>> begin Provided material

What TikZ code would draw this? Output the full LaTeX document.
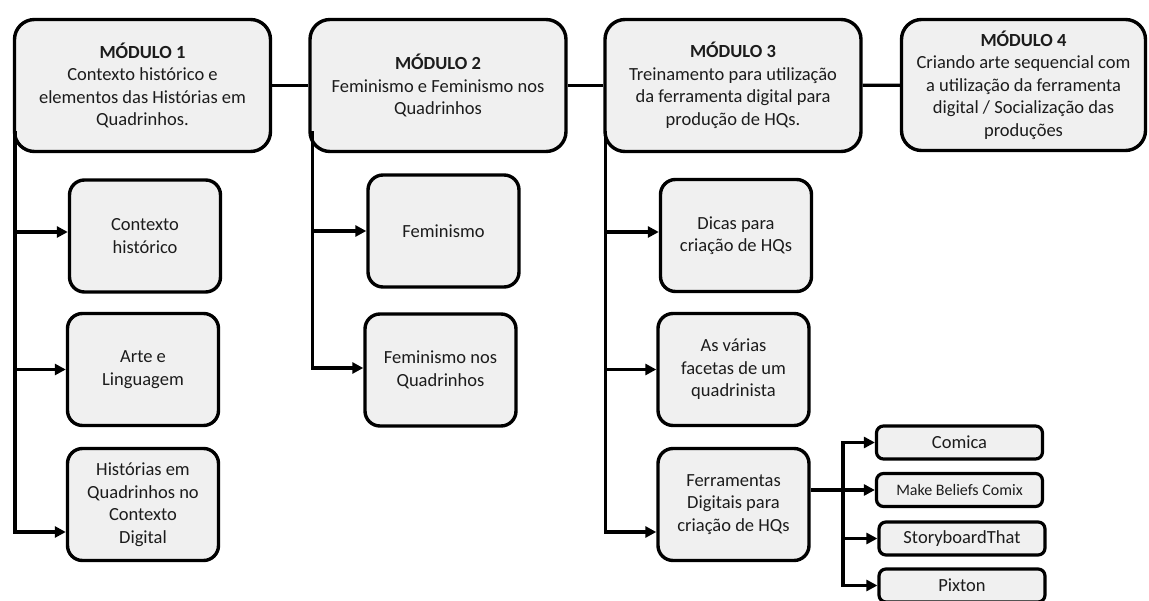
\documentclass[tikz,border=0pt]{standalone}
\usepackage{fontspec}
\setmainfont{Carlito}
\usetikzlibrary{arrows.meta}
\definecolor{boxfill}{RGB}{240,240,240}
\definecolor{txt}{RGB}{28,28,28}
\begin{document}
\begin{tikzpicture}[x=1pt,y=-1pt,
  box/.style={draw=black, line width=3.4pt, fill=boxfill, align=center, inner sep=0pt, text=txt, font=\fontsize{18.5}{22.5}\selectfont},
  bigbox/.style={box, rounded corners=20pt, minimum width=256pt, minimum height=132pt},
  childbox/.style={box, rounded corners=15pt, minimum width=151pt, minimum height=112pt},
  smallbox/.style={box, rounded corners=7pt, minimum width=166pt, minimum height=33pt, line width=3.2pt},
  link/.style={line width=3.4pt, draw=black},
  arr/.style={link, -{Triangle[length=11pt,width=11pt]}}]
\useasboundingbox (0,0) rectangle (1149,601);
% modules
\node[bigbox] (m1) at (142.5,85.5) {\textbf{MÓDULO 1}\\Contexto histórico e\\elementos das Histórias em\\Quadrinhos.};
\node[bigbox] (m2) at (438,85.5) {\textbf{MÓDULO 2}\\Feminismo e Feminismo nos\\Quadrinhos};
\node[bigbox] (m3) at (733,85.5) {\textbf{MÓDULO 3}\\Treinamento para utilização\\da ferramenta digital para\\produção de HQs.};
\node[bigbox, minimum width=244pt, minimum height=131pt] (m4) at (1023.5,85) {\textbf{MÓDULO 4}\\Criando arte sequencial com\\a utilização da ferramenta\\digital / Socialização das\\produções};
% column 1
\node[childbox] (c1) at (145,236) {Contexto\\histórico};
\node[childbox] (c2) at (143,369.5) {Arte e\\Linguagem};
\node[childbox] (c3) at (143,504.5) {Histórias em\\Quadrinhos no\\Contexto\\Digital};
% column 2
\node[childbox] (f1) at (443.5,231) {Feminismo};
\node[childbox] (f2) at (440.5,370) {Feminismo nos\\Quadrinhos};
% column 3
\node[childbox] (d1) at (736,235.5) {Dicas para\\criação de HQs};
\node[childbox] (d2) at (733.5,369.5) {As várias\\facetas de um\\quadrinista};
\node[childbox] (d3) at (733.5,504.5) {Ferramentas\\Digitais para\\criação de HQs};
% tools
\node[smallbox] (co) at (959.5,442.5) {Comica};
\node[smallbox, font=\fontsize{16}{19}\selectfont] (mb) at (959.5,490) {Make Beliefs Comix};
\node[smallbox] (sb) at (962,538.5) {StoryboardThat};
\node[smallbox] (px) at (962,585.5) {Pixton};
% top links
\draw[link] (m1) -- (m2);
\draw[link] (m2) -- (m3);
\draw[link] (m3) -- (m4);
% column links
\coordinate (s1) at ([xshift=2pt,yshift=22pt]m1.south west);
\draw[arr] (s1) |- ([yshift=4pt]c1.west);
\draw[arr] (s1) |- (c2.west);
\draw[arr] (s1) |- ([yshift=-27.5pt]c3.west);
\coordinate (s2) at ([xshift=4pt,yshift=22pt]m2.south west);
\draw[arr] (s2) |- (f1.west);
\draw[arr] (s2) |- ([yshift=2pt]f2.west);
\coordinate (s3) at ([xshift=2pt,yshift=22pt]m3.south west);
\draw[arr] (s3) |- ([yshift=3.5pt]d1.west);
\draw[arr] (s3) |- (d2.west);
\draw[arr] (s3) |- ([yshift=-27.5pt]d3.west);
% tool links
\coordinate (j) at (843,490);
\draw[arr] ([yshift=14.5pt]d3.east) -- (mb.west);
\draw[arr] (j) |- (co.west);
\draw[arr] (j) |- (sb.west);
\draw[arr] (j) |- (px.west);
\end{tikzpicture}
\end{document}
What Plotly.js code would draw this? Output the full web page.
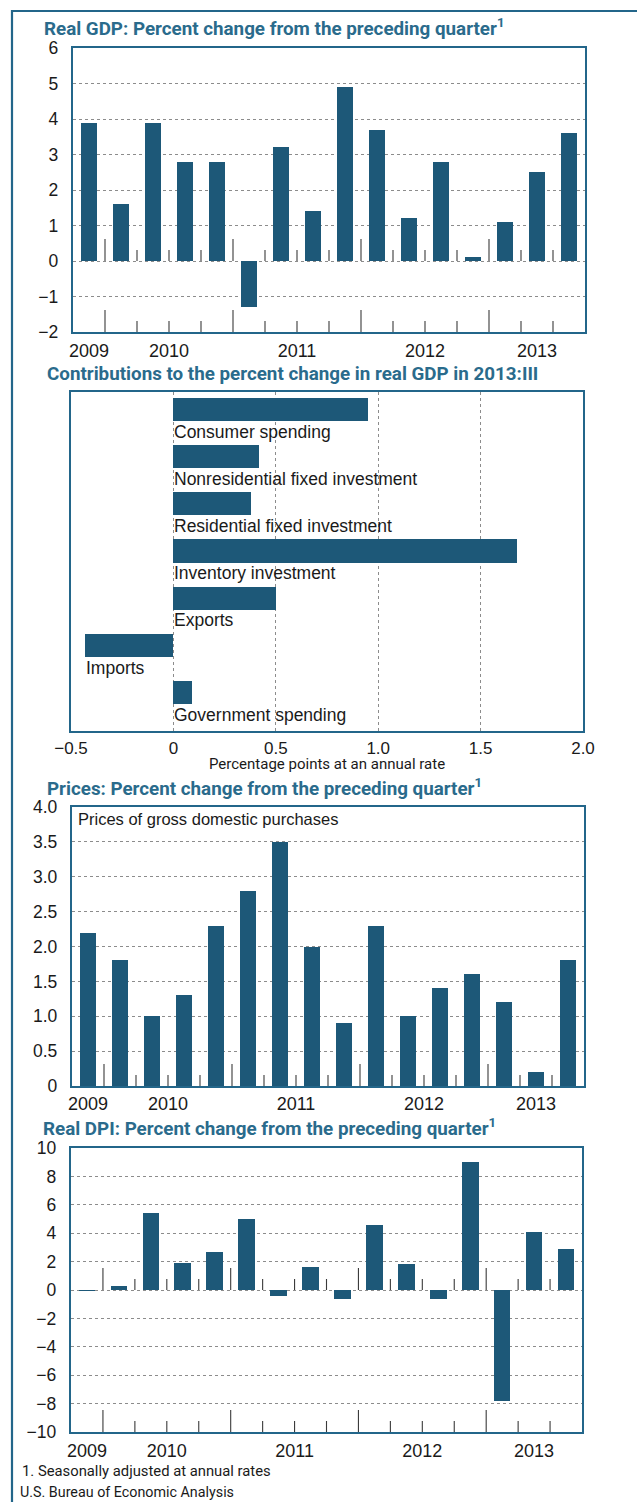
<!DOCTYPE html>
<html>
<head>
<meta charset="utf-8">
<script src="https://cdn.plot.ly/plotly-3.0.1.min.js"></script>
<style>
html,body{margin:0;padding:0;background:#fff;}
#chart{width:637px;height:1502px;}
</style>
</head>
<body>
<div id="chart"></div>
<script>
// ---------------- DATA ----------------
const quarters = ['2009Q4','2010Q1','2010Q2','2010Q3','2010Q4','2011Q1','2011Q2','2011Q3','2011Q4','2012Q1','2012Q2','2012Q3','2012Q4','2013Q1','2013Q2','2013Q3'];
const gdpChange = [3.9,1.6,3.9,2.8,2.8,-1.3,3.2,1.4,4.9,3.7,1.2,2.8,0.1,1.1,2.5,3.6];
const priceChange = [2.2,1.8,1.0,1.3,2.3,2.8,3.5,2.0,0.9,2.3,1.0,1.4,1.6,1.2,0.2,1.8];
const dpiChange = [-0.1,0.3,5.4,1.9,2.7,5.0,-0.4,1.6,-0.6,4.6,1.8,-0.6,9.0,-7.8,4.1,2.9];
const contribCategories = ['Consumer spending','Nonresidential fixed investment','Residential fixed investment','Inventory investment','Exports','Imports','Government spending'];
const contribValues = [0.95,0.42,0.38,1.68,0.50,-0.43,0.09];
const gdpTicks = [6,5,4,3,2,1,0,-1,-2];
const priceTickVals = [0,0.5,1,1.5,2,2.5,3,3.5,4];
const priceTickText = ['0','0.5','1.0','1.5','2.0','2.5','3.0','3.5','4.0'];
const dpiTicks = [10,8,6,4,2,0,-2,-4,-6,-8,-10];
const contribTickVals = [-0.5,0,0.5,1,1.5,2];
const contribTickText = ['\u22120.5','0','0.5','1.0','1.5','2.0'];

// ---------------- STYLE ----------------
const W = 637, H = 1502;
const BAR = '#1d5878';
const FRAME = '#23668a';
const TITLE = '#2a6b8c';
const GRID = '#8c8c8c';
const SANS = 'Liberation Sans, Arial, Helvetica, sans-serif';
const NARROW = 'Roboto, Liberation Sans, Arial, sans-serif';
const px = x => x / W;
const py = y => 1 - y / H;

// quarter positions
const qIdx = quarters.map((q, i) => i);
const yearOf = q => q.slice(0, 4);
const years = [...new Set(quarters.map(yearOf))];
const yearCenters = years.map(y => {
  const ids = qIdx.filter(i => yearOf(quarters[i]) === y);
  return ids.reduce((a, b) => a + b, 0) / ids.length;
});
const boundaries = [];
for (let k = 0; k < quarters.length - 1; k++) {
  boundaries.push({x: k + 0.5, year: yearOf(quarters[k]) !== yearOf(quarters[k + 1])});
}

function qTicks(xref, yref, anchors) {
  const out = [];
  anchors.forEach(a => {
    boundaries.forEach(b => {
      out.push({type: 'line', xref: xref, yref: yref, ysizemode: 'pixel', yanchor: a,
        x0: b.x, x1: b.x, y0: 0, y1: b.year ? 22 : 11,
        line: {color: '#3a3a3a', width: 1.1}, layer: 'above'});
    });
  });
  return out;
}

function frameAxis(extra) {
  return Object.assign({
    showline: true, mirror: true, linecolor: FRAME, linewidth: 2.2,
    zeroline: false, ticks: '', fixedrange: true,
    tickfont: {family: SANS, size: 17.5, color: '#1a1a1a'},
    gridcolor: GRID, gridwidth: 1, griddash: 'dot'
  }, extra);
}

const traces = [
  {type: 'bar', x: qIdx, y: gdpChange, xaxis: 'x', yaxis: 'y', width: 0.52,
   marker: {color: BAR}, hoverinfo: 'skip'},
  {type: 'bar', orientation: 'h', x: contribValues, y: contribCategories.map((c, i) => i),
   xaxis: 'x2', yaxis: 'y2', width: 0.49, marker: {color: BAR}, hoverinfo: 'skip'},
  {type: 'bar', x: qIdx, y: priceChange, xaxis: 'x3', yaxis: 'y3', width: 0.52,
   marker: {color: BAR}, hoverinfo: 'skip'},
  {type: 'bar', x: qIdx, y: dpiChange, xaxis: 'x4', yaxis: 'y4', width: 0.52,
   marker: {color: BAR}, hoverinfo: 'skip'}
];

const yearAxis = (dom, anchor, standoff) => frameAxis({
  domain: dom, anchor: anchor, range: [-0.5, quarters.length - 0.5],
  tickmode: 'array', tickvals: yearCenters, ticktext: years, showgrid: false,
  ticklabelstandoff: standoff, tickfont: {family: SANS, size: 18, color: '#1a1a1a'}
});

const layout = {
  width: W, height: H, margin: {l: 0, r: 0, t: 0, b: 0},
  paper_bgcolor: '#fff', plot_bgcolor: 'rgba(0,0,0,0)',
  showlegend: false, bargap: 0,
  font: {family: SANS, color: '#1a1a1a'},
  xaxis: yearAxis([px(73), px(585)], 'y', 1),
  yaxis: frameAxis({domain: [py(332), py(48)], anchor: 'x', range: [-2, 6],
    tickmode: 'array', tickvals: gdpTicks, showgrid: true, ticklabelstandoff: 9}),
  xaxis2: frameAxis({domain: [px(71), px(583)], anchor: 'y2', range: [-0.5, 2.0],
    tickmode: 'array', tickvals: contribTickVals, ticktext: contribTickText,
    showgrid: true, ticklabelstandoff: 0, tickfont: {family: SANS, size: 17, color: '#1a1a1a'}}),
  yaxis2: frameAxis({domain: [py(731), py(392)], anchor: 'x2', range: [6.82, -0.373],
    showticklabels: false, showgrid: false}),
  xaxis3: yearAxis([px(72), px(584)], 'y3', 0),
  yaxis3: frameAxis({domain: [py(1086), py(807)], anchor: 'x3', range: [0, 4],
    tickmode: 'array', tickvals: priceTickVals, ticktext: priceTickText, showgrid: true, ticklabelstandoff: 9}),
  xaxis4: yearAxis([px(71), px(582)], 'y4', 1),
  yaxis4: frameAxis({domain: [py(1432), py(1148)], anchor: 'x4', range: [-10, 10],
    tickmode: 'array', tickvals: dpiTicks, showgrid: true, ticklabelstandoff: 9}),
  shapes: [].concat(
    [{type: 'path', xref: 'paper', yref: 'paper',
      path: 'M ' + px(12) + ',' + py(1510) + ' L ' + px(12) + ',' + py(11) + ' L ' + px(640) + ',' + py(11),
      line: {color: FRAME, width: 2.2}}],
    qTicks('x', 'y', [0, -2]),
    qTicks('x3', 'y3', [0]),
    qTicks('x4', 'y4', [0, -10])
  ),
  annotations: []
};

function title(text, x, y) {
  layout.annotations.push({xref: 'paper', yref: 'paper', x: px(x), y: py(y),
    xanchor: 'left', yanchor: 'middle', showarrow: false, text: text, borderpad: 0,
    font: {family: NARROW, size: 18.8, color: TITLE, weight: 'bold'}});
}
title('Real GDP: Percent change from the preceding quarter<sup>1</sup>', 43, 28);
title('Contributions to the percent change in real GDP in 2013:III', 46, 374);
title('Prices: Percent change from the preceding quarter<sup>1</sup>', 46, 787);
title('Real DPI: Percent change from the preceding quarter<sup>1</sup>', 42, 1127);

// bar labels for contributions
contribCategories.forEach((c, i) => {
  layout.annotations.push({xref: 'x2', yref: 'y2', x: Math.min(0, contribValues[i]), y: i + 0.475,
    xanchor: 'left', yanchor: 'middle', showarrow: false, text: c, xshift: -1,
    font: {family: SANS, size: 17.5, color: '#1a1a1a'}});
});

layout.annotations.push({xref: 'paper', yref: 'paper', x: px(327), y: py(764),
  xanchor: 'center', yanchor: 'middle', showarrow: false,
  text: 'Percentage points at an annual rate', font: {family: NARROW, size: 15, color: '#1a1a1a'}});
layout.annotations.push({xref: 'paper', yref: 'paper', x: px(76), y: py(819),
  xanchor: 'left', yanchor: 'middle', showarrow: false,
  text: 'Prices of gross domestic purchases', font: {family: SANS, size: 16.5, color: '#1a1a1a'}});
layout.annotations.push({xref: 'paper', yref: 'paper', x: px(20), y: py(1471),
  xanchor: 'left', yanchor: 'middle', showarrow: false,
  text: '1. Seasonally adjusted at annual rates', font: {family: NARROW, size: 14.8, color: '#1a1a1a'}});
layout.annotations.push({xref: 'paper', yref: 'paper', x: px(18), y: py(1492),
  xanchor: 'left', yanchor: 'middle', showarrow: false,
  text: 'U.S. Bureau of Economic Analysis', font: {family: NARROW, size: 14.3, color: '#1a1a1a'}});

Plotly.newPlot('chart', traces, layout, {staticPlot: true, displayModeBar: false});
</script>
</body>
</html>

>> end Provided material

Exercise =>
State how many lines of the records above contain the word "code", and give only that number.

Expected answer =>
2